Abstract

SUMMARY The Ethiopia/Afar hotspot has been frequently explained as an upper mantle continuation of the African superplume, with anomalous material in the lower mantle under southern Africa, rising through the transition zone beneath eastern Africa. However, the significantly larger amplitude low velocity anomaly in the upper mantle beneath Ethiopia/Afar, compared to the anomalies beneath neighboring regions, has led to questions about whether or not alongstrike differences in the seismic structure beneath eastern Africa and western Arabia are consistent with the superplume interpretation. Here we present a new P-wave model of the hotspot’s deep structure and use it to evaluate the superplume model.
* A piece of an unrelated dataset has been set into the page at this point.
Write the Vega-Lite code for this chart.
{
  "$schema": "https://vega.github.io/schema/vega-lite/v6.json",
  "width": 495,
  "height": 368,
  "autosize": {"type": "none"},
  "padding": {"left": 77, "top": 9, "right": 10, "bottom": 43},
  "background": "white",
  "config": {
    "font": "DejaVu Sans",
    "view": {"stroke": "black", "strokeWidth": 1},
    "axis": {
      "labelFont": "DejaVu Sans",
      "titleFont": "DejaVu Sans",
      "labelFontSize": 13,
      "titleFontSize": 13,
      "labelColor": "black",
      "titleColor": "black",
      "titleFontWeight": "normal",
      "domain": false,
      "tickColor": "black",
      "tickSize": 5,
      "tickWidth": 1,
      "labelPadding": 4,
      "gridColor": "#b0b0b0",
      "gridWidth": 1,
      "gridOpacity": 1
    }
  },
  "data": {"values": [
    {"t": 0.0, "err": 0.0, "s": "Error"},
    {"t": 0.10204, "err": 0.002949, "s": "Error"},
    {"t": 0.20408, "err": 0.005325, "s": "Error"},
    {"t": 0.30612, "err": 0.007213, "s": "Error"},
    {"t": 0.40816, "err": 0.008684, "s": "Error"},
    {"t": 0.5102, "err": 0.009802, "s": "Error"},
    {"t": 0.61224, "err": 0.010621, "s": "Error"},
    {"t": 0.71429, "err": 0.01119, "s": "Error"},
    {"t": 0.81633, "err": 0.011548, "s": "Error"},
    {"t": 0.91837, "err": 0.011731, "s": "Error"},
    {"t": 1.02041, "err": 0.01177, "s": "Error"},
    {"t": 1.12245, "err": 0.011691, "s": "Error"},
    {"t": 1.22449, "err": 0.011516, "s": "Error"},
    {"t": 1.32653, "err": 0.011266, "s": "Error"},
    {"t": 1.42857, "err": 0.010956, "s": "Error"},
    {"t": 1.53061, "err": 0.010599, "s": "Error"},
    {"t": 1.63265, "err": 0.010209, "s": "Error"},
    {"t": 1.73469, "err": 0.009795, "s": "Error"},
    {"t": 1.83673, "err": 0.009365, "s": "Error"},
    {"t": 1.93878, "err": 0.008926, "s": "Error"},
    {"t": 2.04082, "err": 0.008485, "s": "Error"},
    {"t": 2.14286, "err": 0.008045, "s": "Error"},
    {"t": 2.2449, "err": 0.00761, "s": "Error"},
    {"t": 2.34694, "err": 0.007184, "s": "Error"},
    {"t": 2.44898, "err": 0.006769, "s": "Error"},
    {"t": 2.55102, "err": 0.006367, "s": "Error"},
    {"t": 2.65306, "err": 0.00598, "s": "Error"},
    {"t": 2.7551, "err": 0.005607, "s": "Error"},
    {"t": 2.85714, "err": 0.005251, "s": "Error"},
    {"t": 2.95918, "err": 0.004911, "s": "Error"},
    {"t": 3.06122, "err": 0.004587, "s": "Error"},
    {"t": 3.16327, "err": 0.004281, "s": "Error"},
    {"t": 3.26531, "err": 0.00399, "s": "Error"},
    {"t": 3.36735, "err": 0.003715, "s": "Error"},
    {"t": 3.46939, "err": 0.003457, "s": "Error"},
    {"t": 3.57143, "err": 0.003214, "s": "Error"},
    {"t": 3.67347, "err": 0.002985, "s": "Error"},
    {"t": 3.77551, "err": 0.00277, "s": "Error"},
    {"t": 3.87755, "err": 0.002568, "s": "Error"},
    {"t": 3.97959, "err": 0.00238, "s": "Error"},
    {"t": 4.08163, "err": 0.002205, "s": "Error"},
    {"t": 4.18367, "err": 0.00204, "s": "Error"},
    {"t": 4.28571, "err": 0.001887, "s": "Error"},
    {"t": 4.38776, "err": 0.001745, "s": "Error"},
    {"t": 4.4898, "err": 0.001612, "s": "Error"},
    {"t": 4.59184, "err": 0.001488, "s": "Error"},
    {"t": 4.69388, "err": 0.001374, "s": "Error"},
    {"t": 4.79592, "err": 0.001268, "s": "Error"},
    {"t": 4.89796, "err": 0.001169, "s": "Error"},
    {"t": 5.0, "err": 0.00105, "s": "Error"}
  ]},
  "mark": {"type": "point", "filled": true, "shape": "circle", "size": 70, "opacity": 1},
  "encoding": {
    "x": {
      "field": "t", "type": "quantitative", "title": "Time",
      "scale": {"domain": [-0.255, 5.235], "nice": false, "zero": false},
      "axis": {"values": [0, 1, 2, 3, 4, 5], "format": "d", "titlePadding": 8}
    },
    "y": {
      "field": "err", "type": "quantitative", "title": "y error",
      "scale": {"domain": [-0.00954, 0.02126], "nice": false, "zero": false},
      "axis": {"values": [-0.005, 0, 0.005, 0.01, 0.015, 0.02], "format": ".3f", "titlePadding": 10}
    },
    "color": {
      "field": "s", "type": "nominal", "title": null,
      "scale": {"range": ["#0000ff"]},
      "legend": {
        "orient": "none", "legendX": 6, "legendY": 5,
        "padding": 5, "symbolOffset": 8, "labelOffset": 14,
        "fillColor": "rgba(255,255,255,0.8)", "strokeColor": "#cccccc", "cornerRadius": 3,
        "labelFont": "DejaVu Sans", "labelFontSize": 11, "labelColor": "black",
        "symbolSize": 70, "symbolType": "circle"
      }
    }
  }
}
At shallow (< ∼400km) depths, the slowest velocities are centered beneath the Main Ethiopian Rift, and we attribute these low velocities to decompression melting beneath young, thin lithosphere. At deeper depths, the low velocity structure trends to the northeast, and the locus of the low velocity anomaly is found beneath Afar. The northeast-trending structure with depth is best modeled by northeastward flow of warm superplume material beneath eastern Africa. The combined effects of shallow decompression melting and northeastward flow of superplume material explain why upper mantle velocities beneath Ethiopia/Afar are significantly slower than those beneath neighboring East Africa and western Arabia. The superplume interpretation can thus explain the deep seismic structure of the hotspot if the effects of both decompression melting and mantle flow are considered.